É após o repetitivo e travado segmento no prédio, entretanto, que Past Cure exibe seu lado mais interessante. Ao se assumir de vez como um game de terror e colocar o jogador em um ensejo no qual ele não sabe bem diferenciar a realidade do sonho, o título da Phantom 8 exibe as características que podem até não o tornar memoráveis, mas que mostrarão a que a empresa veio.
Assim como The Evil Within, sua principal inspiração, Past Cure também falha pela jogabilidade travada, que dificulta muito os momentos de maior ação.
Após passarmos um bom tempo dominando a mira pesada e os poderes, temos tudo isso arrancado de nós, passando a confiar apenas na furtividade e na sorte enquanto tentamos fugir. Após plot twists e mais um curto trecho de ação em que tudo parece meio surreal, chegamos à batalha final, que chega a lembrar games antigos e um dos poucos momentos em que a jogabilidade combina com um combate mais movimentado.
Poderes, armas de fogo e golpes corporais assumem seu caráter máximo aqui, entregando um combate que é, ao mesmo tempo, desafiador sem soar como injusto. Se toda a jogabilidade de Past Cure funcionasse como em seus momentos derradeiros, não precisaríamos passar tanto tempo comparando os prós e os contras do título. Pelo contrário, poderíamos aproveitar um enredo que deixa suas pontas soltas e muita possibilidade de discussão.

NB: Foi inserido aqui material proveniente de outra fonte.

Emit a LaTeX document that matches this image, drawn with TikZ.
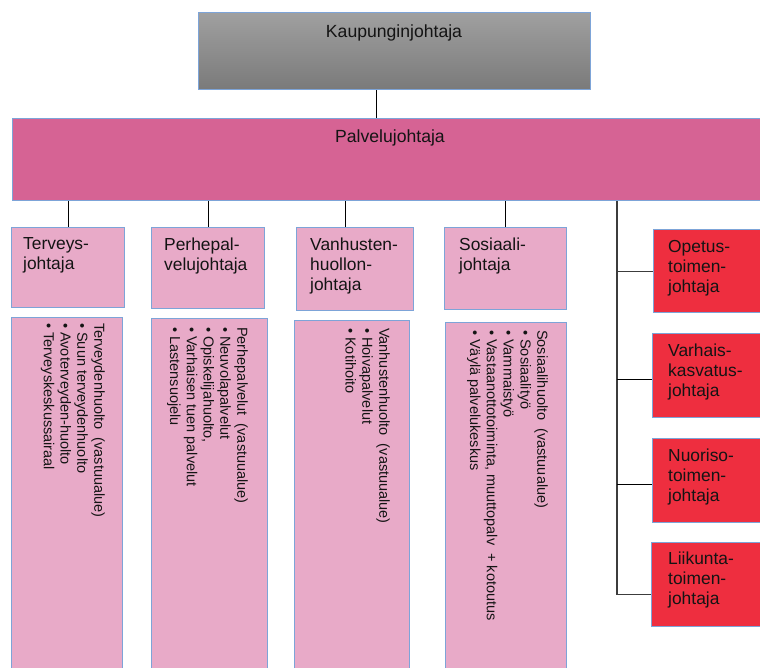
\documentclass[tikz,border=0pt]{standalone}
\usepackage{fontspec}
\setmainfont{Liberation Sans}
\usetikzlibrary{calc}
\definecolor{bordc}{RGB}{125,164,216}
\definecolor{palc}{RGB}{214,99,148}
\definecolor{pinkc}{RGB}{232,170,200}
\definecolor{redc}{RGB}{238,46,63}
\definecolor{graytop}{RGB}{160,160,160}
\definecolor{graybot}{RGB}{122,122,122}
\definecolor{trunkc}{RGB}{60,60,60}
\definecolor{txtc}{RGB}{20,20,20}
\tikzset{
  boxbase/.style={draw=bordc, line width=1.2pt, rectangle, anchor=north west, inner sep=0pt},
  graybox/.style={boxbase, top color=graytop, bottom color=graybot},
  palbox/.style={boxbase, fill=palc},
  pinkbox/.style={boxbase, fill=pinkc},
  redbox/.style={boxbase, fill=redc},
  headtxt/.style={inner sep=0pt, text=txtc, font=\fontsize{17.6}{20}\selectfont},
  celltxt/.style={inner sep=0pt, anchor=north west, align=left, text=txtc, font=\fontsize{17.4}{20}\selectfont},
  listtxt/.style={inner sep=0pt, anchor=north west, align=left, rotate=-90, text=txtc, font=\fontsize{14.5}{16.8}\selectfont},
  conn/.style={draw=black, line width=0.9pt},
  trunk/.style={draw=trunkc, line width=1.3pt}
}
\begin{document}
\begin{tikzpicture}[x=1pt,y=-1pt]
\clip (0,0) rectangle (760,668);
\fill[white] (0,0) rectangle (760,668);
% top boxes
\node[graybox, minimum width=392pt, minimum height=77pt] (kj) at (198,12) {};
\node[headtxt] (kjt) at (394,32.5) {Kaupunginjohtaja};
\node[palbox, minimum width=758pt, minimum height=82pt] (pal) at (12,118) {};
\node[headtxt] (palt) at (390,138) {Palvelujohtaja};
% child boxes
\node[pinkbox, minimum width=113pt, minimum height=80pt] (b1) at (11,227) {};
\node[pinkbox, minimum width=113pt, minimum height=81pt] (b2) at (151,227) {};
\node[pinkbox, minimum width=117pt, minimum height=83pt] (b3) at (296,227) {};
\node[pinkbox, minimum width=122pt, minimum height=82pt] (b4) at (444,227) {};
\node[celltxt] (b1t) at (23,237.4) {Terveys-\\johtaja};
\node[celltxt] (b2t) at (164,237.4) {Perhepal-\\velujohtaja};
\node[celltxt] (b3t) at (310,237.4) {Vanhusten-\\huollon-\\johtaja};
\node[celltxt] (b4t) at (459,237.4) {Sosiaali-\\johtaja};
% red boxes
\node[redbox, minimum width=122pt, minimum height=83pt] (r1) at (653,229) {};
\node[redbox, minimum width=123pt, minimum height=84pt] (r2) at (652,333) {};
\node[redbox, minimum width=123pt, minimum height=84pt] (r3) at (652,438) {};
\node[redbox, minimum width=124pt, minimum height=84pt] (r4) at (651,542) {};
\node[celltxt] (r1t) at (668,240.4) {Opetus-\\toimen-\\johtaja};
\node[celltxt] (r2t) at (668,344.1) {Varhais-\\kasvatus-\\johtaja};
\node[celltxt] (r3t) at (668,449.1) {Nuoriso-\\toimen-\\johtaja};
\node[celltxt] (r4t) at (668,551.4) {Liikunta-\\toimen-\\johtaja};
% list boxes
\node[pinkbox, minimum width=111pt, minimum height=370pt] (l1) at (11,317) {};
\node[pinkbox, minimum width=116pt, minimum height=370pt] (l2) at (151,318) {};
\node[pinkbox, minimum width=115pt, minimum height=370pt] (l3) at (294,320) {};
\node[pinkbox, minimum width=121pt, minimum height=370pt] (l4) at (445,322) {};
\node[listtxt] (l1t) at (105,323) {Terveydenhuolto\ \ (vastuualue)\\• Suun terveydenhuolto\\• Avoterveyden-huolto\\• Terveyskeskussairaal};
\node[listtxt] (l2t) at (248,327) {Perhepalvelut\ \ (vastuualue)\\• Neuvolapalvelut\\• Opiskelijahuolto,\\• Varhaisen tuen palvelut\\• Lastensuojelu};
\node[listtxt] (l3t) at (390,328) {Vanhustenhuolto\ \ (vastuualue)\\• Hoivapalvelut\\• Kotihoito};
\node[listtxt] (l4t) at (548,330) {Sosiaalihuolto\ \ (vastuualue)\\• Sosiaalityö\\• Vammaistyö\\• Vastaanottotoiminta,\ muuttopalv\ \ + kotoutus\\• Väylä palvelukeskus};
% connectors
\coordinate (ck) at (376,0);
\coordinate (c3) at (345,0);
\coordinate (tr) at (617,0);
\draw[conn] (kj.south -| ck) -- (pal.north -| ck);
\draw[conn] (pal.south -| b1.north) -- (b1.north);
\draw[conn] (pal.south -| b2.north) -- (b2.north);
\draw[conn] (pal.south -| c3) -- (b3.north -| c3);
\draw[conn] (pal.south -| b4.north) -- (b4.north);
\coordinate (rb1) at ($(r1.west)+(0,0.5)$);
\coordinate (rb2) at ($(r2.west)+(0,4)$);
\coordinate (rb3) at ($(r3.west)+(0,4)$);
\coordinate (rb4) at ($(r4.west)+(0,10)$);
\draw[trunk] (pal.south -| tr) -- (rb4 -| tr);
\draw[trunk] (rb1 -| tr) -- (rb1);
\draw[conn] (rb2 -| tr) -- (rb2);
\draw[conn] (rb3 -| tr) -- (rb3);
\draw[trunk] (rb4 -| tr) -- (rb4);
\end{tikzpicture}
\end{document}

Quando se leva em conta a quantidade de problemas que aparecem logo nas primeiras duas horas de Past Cure, porém, fica difícil recomendar o título totalmente. Quem conseguir seguir adiante após tantos problemas vai entender exatamente porque a Phantom 8 se mostra tão orgulhosa de seu título de estreia. A jornada para chegar até lá, entretanto, é tortuosa e complicada, e de um thriller intrigante, Past Cure se transforma em um game tortuoso.
Uma coisa, entretanto, ele prova por A mais B – é possível ter personalidade enquanto se apoia no ombro de gigantes, basta unir uma premissa interessante a conceitos que, se não fossem tão amados pelos jogadores, não chamariam tanta atenção.
O jogo foi analisado no PC, em cópia cedida pela Phantom 8.